„Krone Vorarlberg“-Autor Harald Petermichl begibt sich in der neuesten „Ach, übrigens...“-Kolumne nach Usbekistan. Genauer gesagt zur Amateurbox-Weltmeisterschaft nach Taschkent. Dort treiben sich einige Herren mit deutschen Pässen herum. Die aber nichts mit dem deutschen Boxverband zu tun haben sollen. Verwirrend!
Waren das noch Zeiten, als wegen Faustkämpfen wie „Rumble in the Jungle“ in Kinshasa (Foreman vs. Ali) oder „Thrilla in Manila“ (Ali vs.
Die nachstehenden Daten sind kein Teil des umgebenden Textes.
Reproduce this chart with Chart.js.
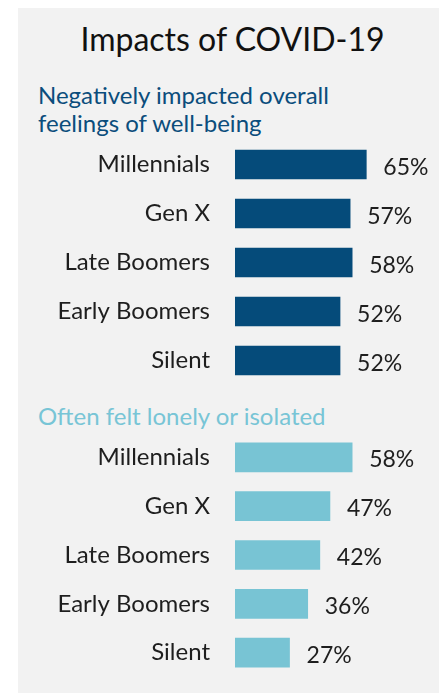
<!DOCTYPE html>
<html>
<head>
<meta charset="utf-8">
<script src="https://cdn.jsdelivr.net/npm/chart.js@4.4.1/dist/chart.umd.min.js"></script>
<style>
  html, body { margin: 0; padding: 0; background: #ffffff; }
  body { width: 439px; height: 693px; position: relative; overflow: hidden; font-family: Lato, sans-serif; }
  #panel { position: absolute; left: 18px; top: 8px; width: 421px; height: 685px; background: #f2f2f2; }
  .title { position: absolute; left: 0; width: 439px; text-align: center; top: 19px;
           font-size: 32px; line-height: 40px; color: #111111; padding-left: 26px; box-sizing: border-box; }
  .subtitle { position: absolute; left: 38px; font-size: 24px; line-height: 28px; white-space: nowrap; }
  #sub1 { top: 81px; color: #0b4d7c; }
  #sub2 { top: 402px; color: #78c5d6; }
  canvas { position: absolute; left: 18px; }
  #wellbeingChart { top: 140px; }
  #lonelyChart { top: 433px; }
</style>
</head>
<body>
<div id="panel"></div>
<div class="title">Impacts of COVID-19</div>
<div class="subtitle" id="sub1">Negatively impacted overall<br>feelings of well-being</div>
<div class="subtitle" id="sub2">Often felt lonely or isolated</div>
<canvas id="wellbeingChart" width="421" height="245"></canvas>
<canvas id="lonelyChart" width="421" height="244"></canvas>

<script>
// generations shown in both panels
const generations = ['Millennials', 'Gen X', 'Late Boomers', 'Early Boomers', 'Silent'];
// % who said COVID-19 negatively impacted overall well-being
const wellbeingValues = [65, 57, 58, 52, 52];
// % who often felt lonely or isolated
const lonelyValues = [58, 47, 42, 36, 27];
const axisMax = 100;

// writes "NN%" just right of each bar
const valueLabels = {
    id: 'valueLabels',
    afterDatasetsDraw(chart) {
        const ctx = chart.ctx;
        const meta = chart.getDatasetMeta(0);
        const values = chart.data.datasets[0].data;
        ctx.save();
        ctx.font = '23px Lato, sans-serif';
        ctx.fillStyle = '#1e1e1e';
        ctx.textAlign = 'left';
        ctx.textBaseline = 'alphabetic';
        meta.data.forEach((bar, i) => {
            ctx.fillText(values[i] + '%', bar.x + 17, bar.y + 10);
        });
        ctx.restore();
    }
};

function makeChart(canvasId, values, color) {
    const ctx = document.getElementById(canvasId).getContext('2d');
    return new Chart(ctx, {
        type: 'bar',
        data: {
            labels: generations,
            datasets: [{
                data: values,
                backgroundColor: color,
                borderWidth: 0,
                barThickness: 29
            }]
        },
        options: {
            indexAxis: 'y',
            responsive: false,
            animation: false,
            layout: { padding: { left: 0, right: 2, top: 0, bottom: 0 } },
            plugins: {
                legend: { display: false },
                tooltip: { enabled: false }
            },
            scales: {
                x: {
                    display: false,
                    min: 0,
                    max: axisMax
                },
                y: {
                    grid: { display: false, drawTicks: false },
                    border: { display: false },
                    ticks: {
                        padding: 25,
                        color: '#1e1e1e',
                        font: { family: 'Lato, sans-serif', size: 24 }
                    },
                    afterFit(scale) {
                        // fixed label column; no extra vertical room for tick padding
                        scale.width = 217;
                        scale.paddingTop = 0;
                        scale.paddingBottom = 0;
                    }
                }
            }
        },
        plugins: [valueLabels]
    });
}

document.addEventListener('DOMContentLoaded', function() {
    makeChart('wellbeingChart', wellbeingValues, '#054b7a');
    makeChart('lonelyChart', lonelyValues, '#78c4d4');
});
</script>
</body>
</html>
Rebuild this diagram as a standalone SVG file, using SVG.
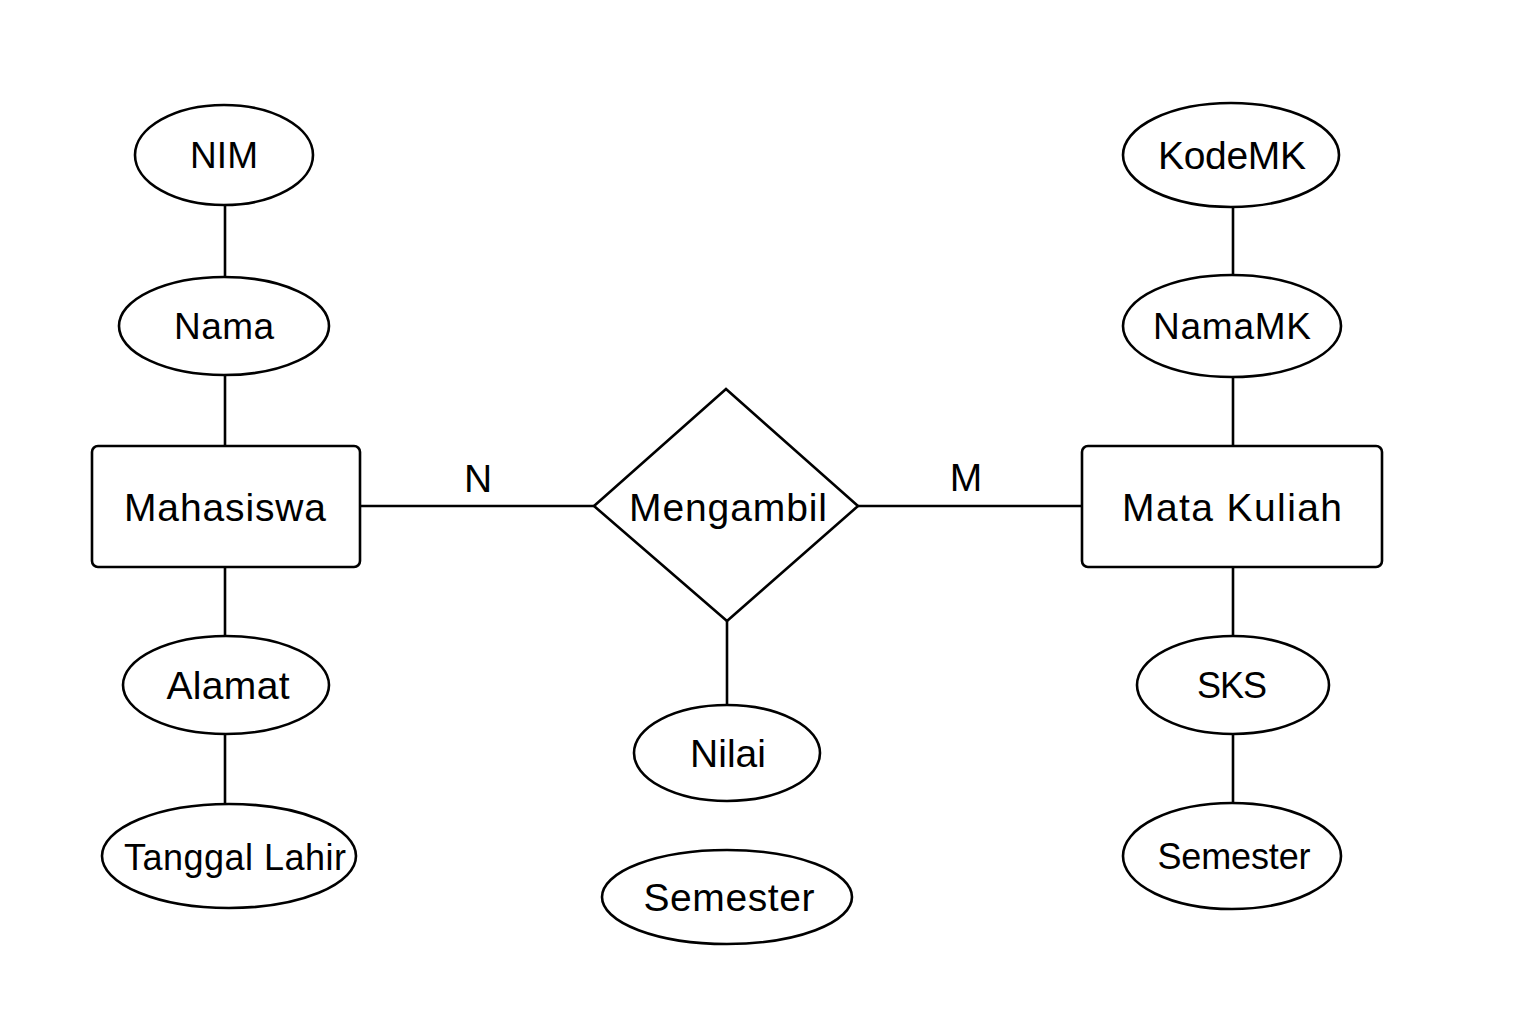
<svg xmlns="http://www.w3.org/2000/svg" width="1536" height="1024" viewBox="0 0 1536 1024">
<style>
.s{fill:#fff;stroke:#000;stroke-width:2.6}
.c line{stroke:#000;stroke-width:2.6}
text{font-family:"Liberation Sans",Arial,sans-serif;font-size:39px;fill:#000;text-anchor:middle}
.t{font-size:37px}
.u{font-size:36px}
</style>
<rect width="1536" height="1024" fill="#fff"/>
<g class="c" id="connectors">
<line x1="225" y1="205" x2="225" y2="277"/>
<line x1="225" y1="375" x2="225" y2="446"/>
<line x1="225" y1="567" x2="225" y2="636"/>
<line x1="225" y1="733" x2="225" y2="804"/>
<line x1="360" y1="506" x2="594" y2="506"/>
<line x1="858" y1="506" x2="1082" y2="506"/>
<line x1="727" y1="621" x2="727" y2="705"/>
<line x1="1233" y1="207" x2="1233" y2="275"/>
<line x1="1233" y1="377" x2="1233" y2="446"/>
<line x1="1233" y1="567" x2="1233" y2="636"/>
<line x1="1233" y1="734" x2="1233" y2="803"/>
<text x="478" y="492" textLength="25">N</text>
<text x="966" y="491" textLength="30">M</text>
</g>
<g id="nim"><ellipse class="s" cx="224" cy="155" rx="89" ry="50"/><text class="t" x="224" y="168" textLength="68">NIM</text></g>
<g id="nama"><ellipse class="s" cx="224" cy="326" rx="105" ry="49"/><text class="t" x="224" y="339" textLength="100">Nama</text></g>
<g id="mahasiswa"><rect class="s" x="92" y="446" width="268" height="121" rx="6"/><text x="225" y="521" textLength="202">Mahasiswa</text></g>
<g id="alamat"><ellipse class="s" cx="226" cy="685" rx="103" ry="49"/><text x="228" y="699" textLength="123">Alamat</text></g>
<g id="tanggal"><ellipse class="s" cx="229" cy="856" rx="127" ry="52"/><text class="u" x="235" y="870" textLength="222">Tanggal Lahir</text></g>
<g id="mengambil"><polygon class="s" points="726,389 858,506 727,621 594,506"/><text x="728" y="521" textLength="198">Mengambil</text></g>
<g id="nilai"><ellipse class="s" cx="727" cy="753" rx="93" ry="48"/><text x="728" y="767" textLength="76">Nilai</text></g>
<g id="semester1"><ellipse class="s" cx="727" cy="897" rx="125" ry="47"/><text x="729" y="911" textLength="171">Semester</text></g>
<g id="kodemk"><ellipse class="s" cx="1231" cy="155" rx="108" ry="52"/><text x="1232" y="169" textLength="148">KodeMK</text></g>
<g id="namamk"><ellipse class="s" cx="1232" cy="326" rx="109" ry="51"/><text class="t" x="1232" y="339" textLength="158">NamaMK</text></g>
<g id="matakuliah"><rect class="s" x="1082" y="446" width="300" height="121" rx="6"/><text x="1232" y="521" textLength="220">Mata Kuliah</text></g>
<g id="sks"><ellipse class="s" cx="1233" cy="685" rx="96" ry="49"/><text class="u" x="1232" y="698" textLength="70">SKS</text></g>
<g id="semester2"><ellipse class="s" cx="1232" cy="856" rx="109" ry="53"/><text class="u" x="1234" y="869" textLength="153">Semester</text></g>
</svg>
Frazier) in Quezon City (beide um 4 Uhr MEZ) sehr früh aufgestanden oder sehr spät zu Bett gegangen wurde, um den Spektakeln telemedial beiwohnen zu können. Beim Amateurboxen war das schon immer unspektakulärer, aber immerhin war es früher der Sportberichterstattung noch eine Meldung wert, wenn irgendwo eine Weltmeisterschaft ausgetragen wurde. Das ist heute ein wenig anders, denn die International Boxing Association (IBA) ist unter der Leitung ihres sinister-halbseidenen russischen Präsidenten Umar Kremlew (sic!) mittlerweile derart in Verruf geraten, dass selbst IOC-Chef Thomas Bach (und das will wirklich was heißen) darüber nachdenkt, Olympische Spiele künftig ohne Boxwettbewerbe durchzuführen. Für 2028 ist dies sogar schon beschlossene Sache.
Daher findet die derzeit ausgetragene WM im usbekischen Taschkent weitgehend im Verborgenen statt, zumal auch der eine oder andere Nationalverband davon Abstand genommen hat, sich an einem Turnier unter Federführung der zwielichtigen IBA zu beteiligen, übrigens auch der Deutsche Boxverband DBV. Und deshalb ist man bass erstaunt, in der Ergebnisliste auf einen Kampf Andrei Zaplitini (MDA) gegen Youssef Lazar (GER) zu stoßen und in der Liste der Akkreditierungen die Namen des Boxers Devrim Gökduman (GER) und des Trainers Pascal Stern (GER) zu finden. Sollte der deutsche Boxverband, wie Karl May es ausgedrückt hätte, etwa „mit gespaltener Zunge“ sprechen?
Davon könne keine Rede sein, hat der DBV umgehend verlautbaren lassen: „Wir legen Wert auf die Tatsache, dass es sich bei den Athleten und dem Trainer um eine Reisegruppe von Privatleuten mit deutschen Pässen handelt, die keinesfalls Deutschland oder unseren Verband repräsentieren“. Achsoistdas! Hochinteressant und es birgt, auf den Fußball angewendet, durchaus Potenzial für die Zukunft. Oder auch Zündstoff, ganz wie man will. Denn was spricht schon dagegen, dass sich zur FIFA-WM 2026 eine gutgelaunte Reisegruppe aus dem Villgratental (AUT) mit einem Bus von Schmidhofer Reisen auf den Weg macht, um unter Umgehung der lästigen Qualifikation zwischen Seattle und Miami für Furore zu sorgen? Immerhin gab es Vergleichbares schon 1992, als das dänische Nationalteam sonnengebräunt und leicht übergewichtig aus dem Urlaub zur EM anreisen musste und prompt den Titel holte. Da sage noch jemand, die IBA sei kein gutes Vorbild. Kannstenochwaslernen.